Types of Agricultural Properties Financed

Agricultural loans cover a wide range of property types: row crop and grain farms, cattle and livestock ranches, orchards and vineyards, timberland and managed forest, raw agricultural land, equestrian properties with agricultural use, and agribusiness processing facilities. The property classification determines which programs apply, how the appraisal is structured, and what income documentation is required. Properties that blend residential and agricultural use — a farmhouse on a working ranch, for example — can often be underwritten as a single agricultural asset rather than splitting into residential and commercial components.

Income Qualification and Schedule F

Farm income is inherently volatile — a drought year, a commodity price swing, or a crop failure can dramatically affect revenue. Agricultural lenders account for this by averaging 2–3 years of Schedule F income, adding back depreciation and other non-cash deductions, evaluating commodity contracts and crop insurance as stable income sources, and considering off-farm income alongside agricultural revenue. For beginning farmers without a long Schedule F history, some programs evaluate projected income alongside the borrower's overall financial position, education, and farming experience.

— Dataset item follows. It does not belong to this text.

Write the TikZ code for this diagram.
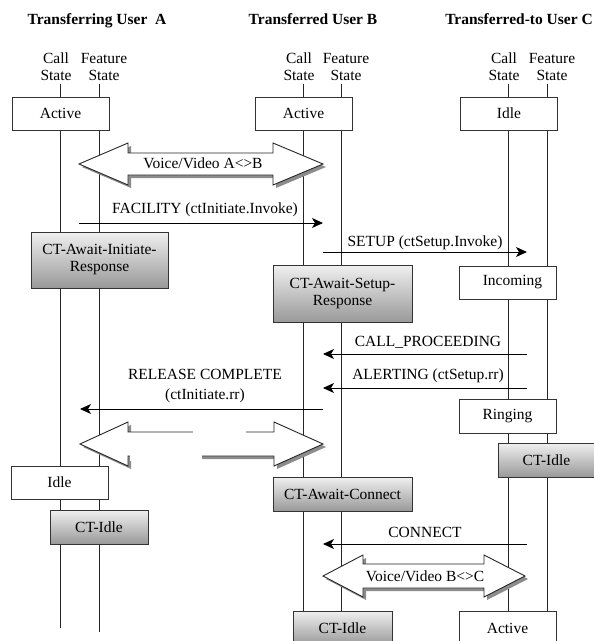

Water Rights, Zoning, and State-Specific Factors

In states like Oregon and California, agricultural loans carry additional complexity. Water rights — whether surface or groundwater — are a core component of land value and must be verified during underwriting. Oregon's Exclusive Farm Use (EFU) zoning restricts non-agricultural development, which stabilizes land values but limits exit strategies. California's SGMA groundwater regulations may reduce pumping allocations on irrigated land. And Proposition 13 reassessment on property transfer can increase annual taxes 5–6x. These state-specific factors directly affect collateral valuation and debt service capacity.